Mungkin luka fisik bisa sembuh seirng berjalannya waktu, lantas bagaimana dengan luka yang berhubungan dengan jiwa seseorang? Ketika kita melihat gencatan senjata yang ada di Gaza atau Israel, pasti jiwa kemanusiaan kita akan tersentuh. Betapa banyak warga sipil yang menjadi korban atas peristiwa tersebut. Mungkin kala pagi mereka masih bisa makan malam bersama keluarga tapi lain cerita untuk nuansa di malam hari, ketika siang sudah menjadi mimpi buruk untuk hari-hari berikutnya.
Hal ini juga yang menyandera jiwa-jiwa masyarakat kita beberapa waktu lalu. Tentang bom yang tiba-tiba meledakkan Gereja, pantai dan tempat-tempat lain. Selain bongkahan bangunan yang berserakan ada hal yang tentunya tertinggal atas peristiwa tersebut. Yakni nasib terdampak BOM, ia yang kehilangan keluarga, cidera fisik sampai kesehatan mental atas trauma yang menyiksa hari-hari mereka.
Beberapa penelitian menyebutkan bahwa luka akibat trauma bisa terjadi bertahun-tahun dengan dampat kesehatan tidak hanya psikologis bahkan samapai biologis. Atas kejadian tersebut, seseorang cenderung mempenaruhi kualitas hidupnya. Jika mengacu pada perintah agama, mengenai khalifah fil ardh atau pemimpin di bumi, maka apa yang menimpa mereka sudah menjadi tanggungjawab bagi kita semua. Sekalipun kita tidak turut andil dalam melakukan kejahatan itu.
Karena akan lebih baik jika kita bisa membantu sesama, sekalipun tidak dalam tindakan medis, tetapi suara juga perlu disuarakan agar suara tidak berhenti pada individu yang memiliki kepekaan. Dilansir dari klikdokter.com korban Bom akan mengalami kecemasan berlebih, sulit mempercayai seseorang dan selalu merasasa terancam. Apakah yang mengalami hal ini hanya para korban yang berada di tempat terjadinya bom tersebut. Tentunya, tidak hanya korban yang ada di tempatnya langsung, melainkan bisa terjadi oleh siapapun.

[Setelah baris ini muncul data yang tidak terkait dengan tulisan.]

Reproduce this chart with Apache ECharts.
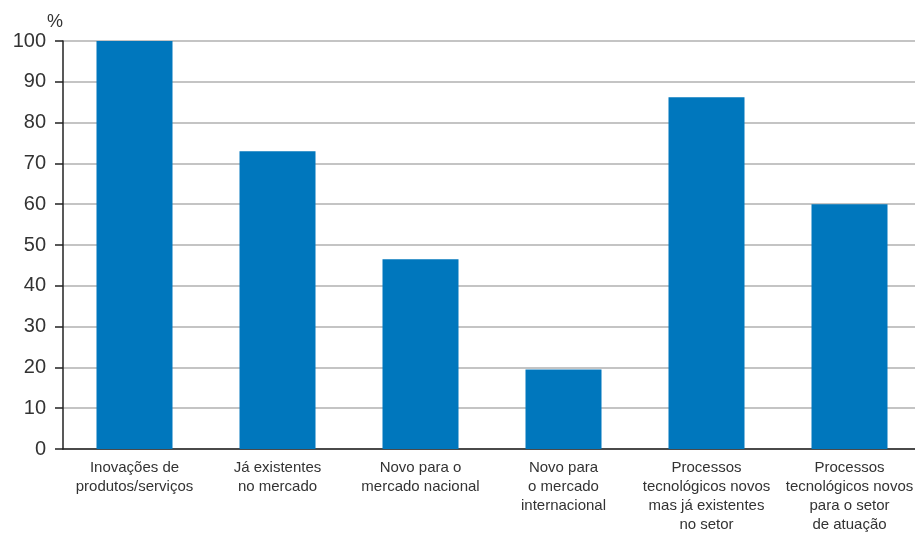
<!DOCTYPE html>
<html><head><meta charset="utf-8">
<script src="https://cdn.jsdelivr.net/npm/echarts@6/dist/echarts.min.js"></script>
<style>html,body{margin:0;padding:0;background:#fff}#c{width:915px;height:536px}</style>
</head><body><div id="c"></div>
<script>
const categories = [
  "Inovações de\nprodutos/serviços",
  "Já existentes\nno mercado",
  "Novo para o\nmercado nacional",
  "Novo para\no mercado\ninternacional",
  "Processos\ntecnológicos novos\nmas já existentes\nno setor",
  "Processos\ntecnológicos novos\npara o setor\nde atuação"
];
const values = [100, 73, 46.5, 19.5, 86.2, 60];
const yTicks = [0, 10, 20, 30, 40, 50, 60, 70, 80, 90, 100];

const chart = echarts.init(document.getElementById('c'), null, {renderer: 'canvas'});
const font = '"Liberation Sans", Arial, sans-serif';
chart.setOption({
  animation: false,
  grid: {left: 63, width: 858, top: 41, height: 408, outerBoundsMode: 'none', containLabel: false},
  xAxis: {
    type: 'category',
    data: categories,
    axisLine: {show: true, lineStyle: {color: '#222', width: 1.5}},
    axisTick: {show: false},
    axisLabel: {interval: 0, color: '#333', fontFamily: font, fontSize: 15, lineHeight: 19, margin: 9, hideOverlap: false}
  },
  yAxis: {
    type: 'value',
    min: yTicks[0], max: yTicks[yTicks.length - 1], interval: 10,
    name: '%', nameLocation: 'end', nameGap: 8,
    nameTextStyle: {color: '#333', fontFamily: font, fontSize: 18, align: 'right'},
    axisLine: {show: true, lineStyle: {color: '#222', width: 1.5}},
    axisTick: {show: true, inside: false, length: 8, lineStyle: {color: '#222', width: 1.5}},
    axisLabel: {color: '#333', fontFamily: font, fontSize: 20, margin: 17},
    splitLine: {show: true, lineStyle: {color: '#b0b0b0', width: 1.5}}
  },
  series: [{
    type: 'bar',
    data: values,
    barWidth: 76,
    itemStyle: {color: '#0077BD'}
  }]
});
</script></body></html>
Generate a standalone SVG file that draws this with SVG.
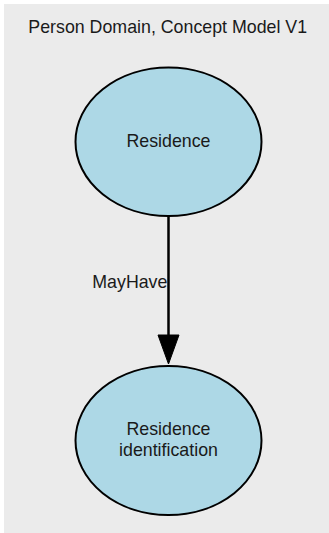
<svg xmlns="http://www.w3.org/2000/svg" width="329" height="533" viewBox="0 0 329 533">
<style>
text{font-family:"Liberation Sans",Arial,sans-serif;font-size:17.8px;fill:#1a1a1a}
.n ellipse{fill:#add8e6;stroke:#000;stroke-width:2}
.n text{text-anchor:middle}
</style>
<defs>
<marker id="ah" markerUnits="userSpaceOnUse" markerWidth="22" markerHeight="30" refX="11" refY="29" orient="auto-start-reverse" viewBox="0 0 22 30">
<polygon points="0.5,0 21.5,0 11,29" fill="#000" stroke="#000" stroke-width="1"/>
</marker>
</defs>
<rect x="4" y="4" width="325" height="529" fill="#ebebeb"/>
<text x="167.7" y="32.5" text-anchor="middle">Person Domain, Concept Model V1</text>
<g id="connectors">
<line x1="168.5" y1="216" x2="168.5" y2="335" stroke="#000" stroke-width="2.5"/>
<polygon points="158,335 179,335 168.5,364" fill="#000" stroke="#000" stroke-width="1"/>
<text x="92.3" y="287.5">MayHave</text>
</g>
<g id="residence" class="n">
<ellipse cx="168.5" cy="141.7" rx="93" ry="74.3"/>
<text x="168.5" y="147.4">Residence</text>
</g>
<g id="residence-identification" class="n">
<ellipse cx="168.5" cy="440.5" rx="93" ry="74.5"/>
<text x="168.5" y="435">Residence</text>
<text x="168.5" y="456">identification</text>
</g>
</svg>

Mengingat tentang adanya kasus terorisme yang menghantui masyarakat. Maka tindakan atas kasus ini harus terus dilangitkan. Apalagi jika melihar tentang bagaimana kedaan traumatis korban sebagaimana yang sudah disebutkan. Agaknya, solusi tentang kasus ini harus dilakukan oleh seluru lapisan masyarakat dari berbagai latarbelakang. Jika ditelaah dari sisi agama (baca: agama Islam) maka tindak terorisme seharusnya tidak ada karena sejatinya agama tidak pernah mengajarkan kekerasan melainkan mengajarkan akan adanya kedamaian dan cinta.
Sementara terorisme jauh dari kata damai apalagi cinta. Sehingg adanya kasus kekerasan sangat bertolakbelakang dengan ajaran agama. Kendati demikian, kasus terorisme yang menyertakan nama agama masih marak adanya. Kendati bukan kasus agama, nyatanya ada istilah Islamophobia sebagai sebuah traumatis terorisme atas nama agama. Dalam hal ini, negara turut serta dalam membantu para korban tindak pidana terorisme. Lembaga Perlindungan Saksi dan Korban (LPSK) pada tahun 2020 memberikan kompensasi terhadap korban.
Presiden Jokowidodo mengatakan bahwa Sejak 2018 upaya pemulihan korban dilakukan melalui LPSK, dalam bentuk pemberian kompensasi, bantuan medis, dan layanan psikologis serta rehabilitasi psikososial. Dengan demikian, pemerintah sudah berupaya dalam menangani korban akibat terorisme. Hemat penulis, kejadian ini harus dibasmi dari akarnya, sehingga kasus kekerasan bisa diminimalisir. Kemudian, masyarakat bisa hidup normal sebagaimana mestinya dan pemerintah bisa fokus dalam menangani hal lain yang tentunya hal yang bisa meningkatkan SDM masyarakat kita.